## Data segment
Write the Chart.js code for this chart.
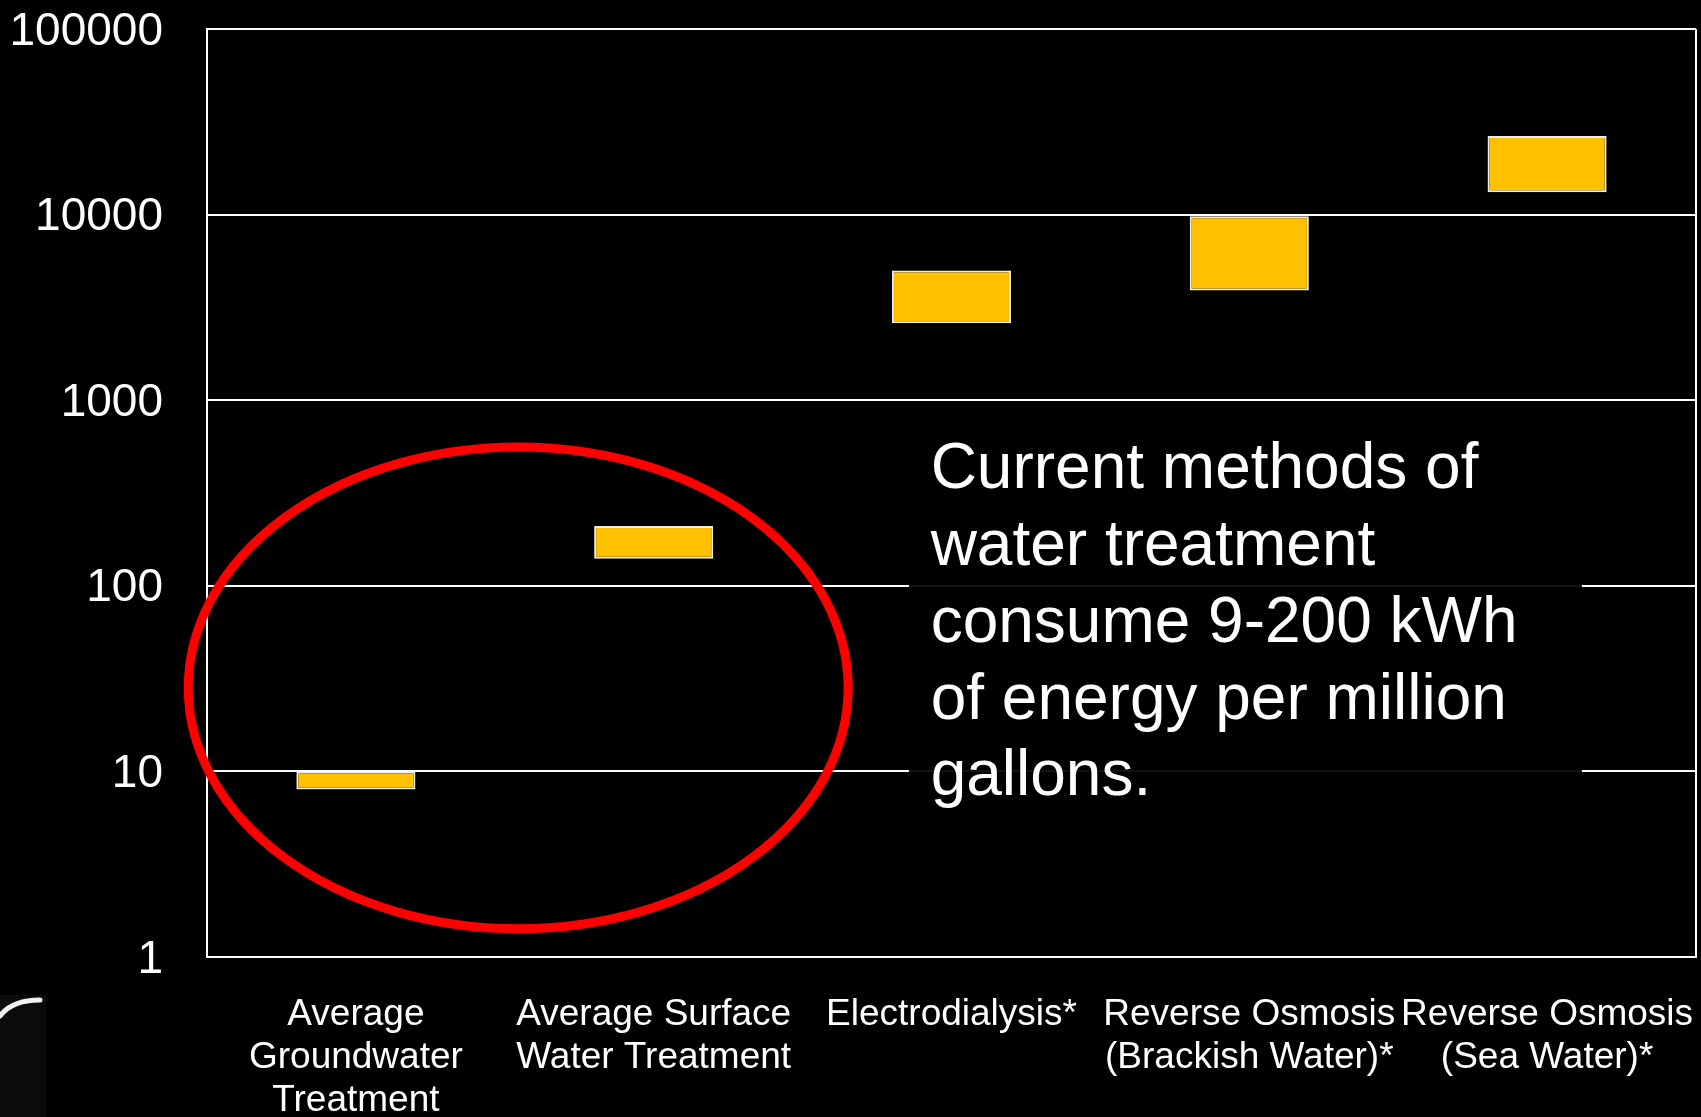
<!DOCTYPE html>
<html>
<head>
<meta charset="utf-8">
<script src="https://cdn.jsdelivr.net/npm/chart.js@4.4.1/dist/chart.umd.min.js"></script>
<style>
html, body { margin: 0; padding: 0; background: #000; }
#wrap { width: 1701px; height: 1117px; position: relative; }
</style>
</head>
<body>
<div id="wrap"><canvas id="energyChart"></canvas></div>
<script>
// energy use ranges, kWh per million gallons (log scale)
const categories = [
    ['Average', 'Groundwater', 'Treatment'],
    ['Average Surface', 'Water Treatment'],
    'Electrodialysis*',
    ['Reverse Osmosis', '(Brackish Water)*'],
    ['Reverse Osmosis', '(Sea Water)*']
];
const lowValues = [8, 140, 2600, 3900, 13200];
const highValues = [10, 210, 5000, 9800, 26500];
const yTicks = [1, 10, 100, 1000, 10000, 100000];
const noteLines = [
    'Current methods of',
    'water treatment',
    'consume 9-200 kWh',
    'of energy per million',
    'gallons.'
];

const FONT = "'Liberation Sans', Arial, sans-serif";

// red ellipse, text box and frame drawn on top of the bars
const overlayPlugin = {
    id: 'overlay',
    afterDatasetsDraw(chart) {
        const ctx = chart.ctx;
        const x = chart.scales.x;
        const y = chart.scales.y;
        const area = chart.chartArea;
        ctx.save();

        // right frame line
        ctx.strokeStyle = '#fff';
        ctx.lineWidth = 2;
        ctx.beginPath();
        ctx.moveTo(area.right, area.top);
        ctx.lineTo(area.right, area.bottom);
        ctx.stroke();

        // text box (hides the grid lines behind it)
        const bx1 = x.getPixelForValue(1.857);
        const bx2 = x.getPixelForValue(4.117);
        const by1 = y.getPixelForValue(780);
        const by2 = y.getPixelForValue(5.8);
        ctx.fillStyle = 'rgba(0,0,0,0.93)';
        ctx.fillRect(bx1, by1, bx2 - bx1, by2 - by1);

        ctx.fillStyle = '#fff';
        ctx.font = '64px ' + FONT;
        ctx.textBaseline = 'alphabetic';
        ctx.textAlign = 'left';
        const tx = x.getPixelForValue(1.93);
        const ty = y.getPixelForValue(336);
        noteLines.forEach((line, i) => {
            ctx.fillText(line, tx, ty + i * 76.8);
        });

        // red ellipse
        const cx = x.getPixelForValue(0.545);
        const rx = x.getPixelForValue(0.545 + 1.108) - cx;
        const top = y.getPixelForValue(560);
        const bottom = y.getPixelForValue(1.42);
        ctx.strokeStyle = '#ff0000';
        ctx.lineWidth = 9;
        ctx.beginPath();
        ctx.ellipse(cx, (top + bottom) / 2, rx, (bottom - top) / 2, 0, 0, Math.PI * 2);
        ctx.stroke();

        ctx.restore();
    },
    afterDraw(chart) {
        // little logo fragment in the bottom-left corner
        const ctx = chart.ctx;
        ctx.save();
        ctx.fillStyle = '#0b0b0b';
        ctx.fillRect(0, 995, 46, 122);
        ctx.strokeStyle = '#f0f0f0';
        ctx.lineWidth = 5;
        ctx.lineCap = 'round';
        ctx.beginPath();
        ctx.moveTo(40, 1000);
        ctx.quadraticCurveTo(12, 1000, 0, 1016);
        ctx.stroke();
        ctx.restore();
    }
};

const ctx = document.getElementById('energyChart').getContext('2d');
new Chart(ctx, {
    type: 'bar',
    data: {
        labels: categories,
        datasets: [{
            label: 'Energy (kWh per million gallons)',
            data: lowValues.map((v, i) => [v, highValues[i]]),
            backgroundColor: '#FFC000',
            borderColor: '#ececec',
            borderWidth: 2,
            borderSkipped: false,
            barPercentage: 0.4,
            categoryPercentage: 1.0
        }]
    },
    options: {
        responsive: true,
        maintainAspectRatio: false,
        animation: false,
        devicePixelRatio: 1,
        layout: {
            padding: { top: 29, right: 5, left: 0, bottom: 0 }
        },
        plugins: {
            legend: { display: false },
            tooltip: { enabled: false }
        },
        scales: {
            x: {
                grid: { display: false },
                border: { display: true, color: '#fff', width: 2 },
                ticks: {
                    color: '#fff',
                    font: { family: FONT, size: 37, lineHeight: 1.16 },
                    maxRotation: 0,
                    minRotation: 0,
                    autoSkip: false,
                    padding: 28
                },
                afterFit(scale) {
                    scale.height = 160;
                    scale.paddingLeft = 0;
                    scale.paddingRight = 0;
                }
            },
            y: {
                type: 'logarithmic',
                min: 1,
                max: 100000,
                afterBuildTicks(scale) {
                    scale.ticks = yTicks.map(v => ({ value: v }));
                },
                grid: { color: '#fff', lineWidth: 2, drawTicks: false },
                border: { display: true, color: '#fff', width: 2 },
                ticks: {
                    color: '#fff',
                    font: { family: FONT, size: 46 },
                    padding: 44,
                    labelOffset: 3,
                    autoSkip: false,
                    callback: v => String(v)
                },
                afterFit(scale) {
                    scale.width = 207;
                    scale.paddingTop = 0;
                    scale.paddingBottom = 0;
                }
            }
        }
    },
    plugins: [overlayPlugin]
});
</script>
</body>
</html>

## Short exercise
Restate the data above word for word. Skip every picture.

## The result
Write the Chart.js code for this chart.
<!DOCTYPE html>
<html>
<head>
<meta charset="utf-8">
<script src="https://cdn.jsdelivr.net/npm/chart.js@4.4.1/dist/chart.umd.min.js"></script>
<style>
html, body { margin: 0; padding: 0; background: #000; }
#wrap { width: 1701px; height: 1117px; position: relative; }
</style>
</head>
<body>
<div id="wrap"><canvas id="energyChart"></canvas></div>
<script>
// energy use ranges, kWh per million gallons (log scale)
const categories = [
    ['Average', 'Groundwater', 'Treatment'],
    ['Average Surface', 'Water Treatment'],
    'Electrodialysis*',
    ['Reverse Osmosis', '(Brackish Water)*'],
    ['Reverse Osmosis', '(Sea Water)*']
];
const lowValues = [8, 140, 2600, 3900, 13200];
const highValues = [10, 210, 5000, 9800, 26500];
const yTicks = [1, 10, 100, 1000, 10000, 100000];
const noteLines = [
    'Current methods of',
    'water treatment',
    'consume 9-200 kWh',
    'of energy per million',
    'gallons.'
];

const FONT = "'Liberation Sans', Arial, sans-serif";

// red ellipse, text box and frame drawn on top of the bars
const overlayPlugin = {
    id: 'overlay',
    afterDatasetsDraw(chart) {
        const ctx = chart.ctx;
        const x = chart.scales.x;
        const y = chart.scales.y;
        const area = chart.chartArea;
        ctx.save();

        // right frame line
        ctx.strokeStyle = '#fff';
        ctx.lineWidth = 2;
        ctx.beginPath();
        ctx.moveTo(area.right, area.top);
        ctx.lineTo(area.right, area.bottom);
        ctx.stroke();

        // text box (hides the grid lines behind it)
        const bx1 = x.getPixelForValue(1.857);
        const bx2 = x.getPixelForValue(4.117);
        const by1 = y.getPixelForValue(780);
        const by2 = y.getPixelForValue(5.8);
        ctx.fillStyle = 'rgba(0,0,0,0.93)';
        ctx.fillRect(bx1, by1, bx2 - bx1, by2 - by1);

        ctx.fillStyle = '#fff';
        ctx.font = '64px ' + FONT;
        ctx.textBaseline = 'alphabetic';
        ctx.textAlign = 'left';
        const tx = x.getPixelForValue(1.93);
        const ty = y.getPixelForValue(336);
        noteLines.forEach((line, i) => {
            ctx.fillText(line, tx, ty + i * 76.8);
        });

        // red ellipse
        const cx = x.getPixelForValue(0.545);
        const rx = x.getPixelForValue(0.545 + 1.108) - cx;
        const top = y.getPixelForValue(560);
        const bottom = y.getPixelForValue(1.42);
        ctx.strokeStyle = '#ff0000';
        ctx.lineWidth = 9;
        ctx.beginPath();
        ctx.ellipse(cx, (top + bottom) / 2, rx, (bottom - top) / 2, 0, 0, Math.PI * 2);
        ctx.stroke();

        ctx.restore();
    },
    afterDraw(chart) {
        // little logo fragment in the bottom-left corner
        const ctx = chart.ctx;
        ctx.save();
        ctx.fillStyle = '#0b0b0b';
        ctx.fillRect(0, 995, 46, 122);
        ctx.strokeStyle = '#f0f0f0';
        ctx.lineWidth = 5;
        ctx.lineCap = 'round';
        ctx.beginPath();
        ctx.moveTo(40, 1000);
        ctx.quadraticCurveTo(12, 1000, 0, 1016);
        ctx.stroke();
        ctx.restore();
    }
};

const ctx = document.getElementById('energyChart').getContext('2d');
new Chart(ctx, {
    type: 'bar',
    data: {
        labels: categories,
        datasets: [{
            label: 'Energy (kWh per million gallons)',
            data: lowValues.map((v, i) => [v, highValues[i]]),
            backgroundColor: '#FFC000',
            borderColor: '#ececec',
            borderWidth: 2,
            borderSkipped: false,
            barPercentage: 0.4,
            categoryPercentage: 1.0
        }]
    },
    options: {
        responsive: true,
        maintainAspectRatio: false,
        animation: false,
        devicePixelRatio: 1,
        layout: {
            padding: { top: 29, right: 5, left: 0, bottom: 0 }
        },
        plugins: {
            legend: { display: false },
            tooltip: { enabled: false }
        },
        scales: {
            x: {
                grid: { display: false },
                border: { display: true, color: '#fff', width: 2 },
                ticks: {
                    color: '#fff',
                    font: { family: FONT, size: 37, lineHeight: 1.16 },
                    maxRotation: 0,
                    minRotation: 0,
                    autoSkip: false,
                    padding: 28
                },
                afterFit(scale) {
                    scale.height = 160;
                    scale.paddingLeft = 0;
                    scale.paddingRight = 0;
                }
            },
            y: {
                type: 'logarithmic',
                min: 1,
                max: 100000,
                afterBuildTicks(scale) {
                    scale.ticks = yTicks.map(v => ({ value: v }));
                },
                grid: { color: '#fff', lineWidth: 2, drawTicks: false },
                border: { display: true, color: '#fff', width: 2 },
                ticks: {
                    color: '#fff',
                    font: { family: FONT, size: 46 },
                    padding: 44,
                    labelOffset: 3,
                    autoSkip: false,
                    callback: v => String(v)
                },
                afterFit(scale) {
                    scale.width = 207;
                    scale.paddingTop = 0;
                    scale.paddingBottom = 0;
                }
            }
        }
    },
    plugins: [overlayPlugin]
});
</script>
</body>
</html>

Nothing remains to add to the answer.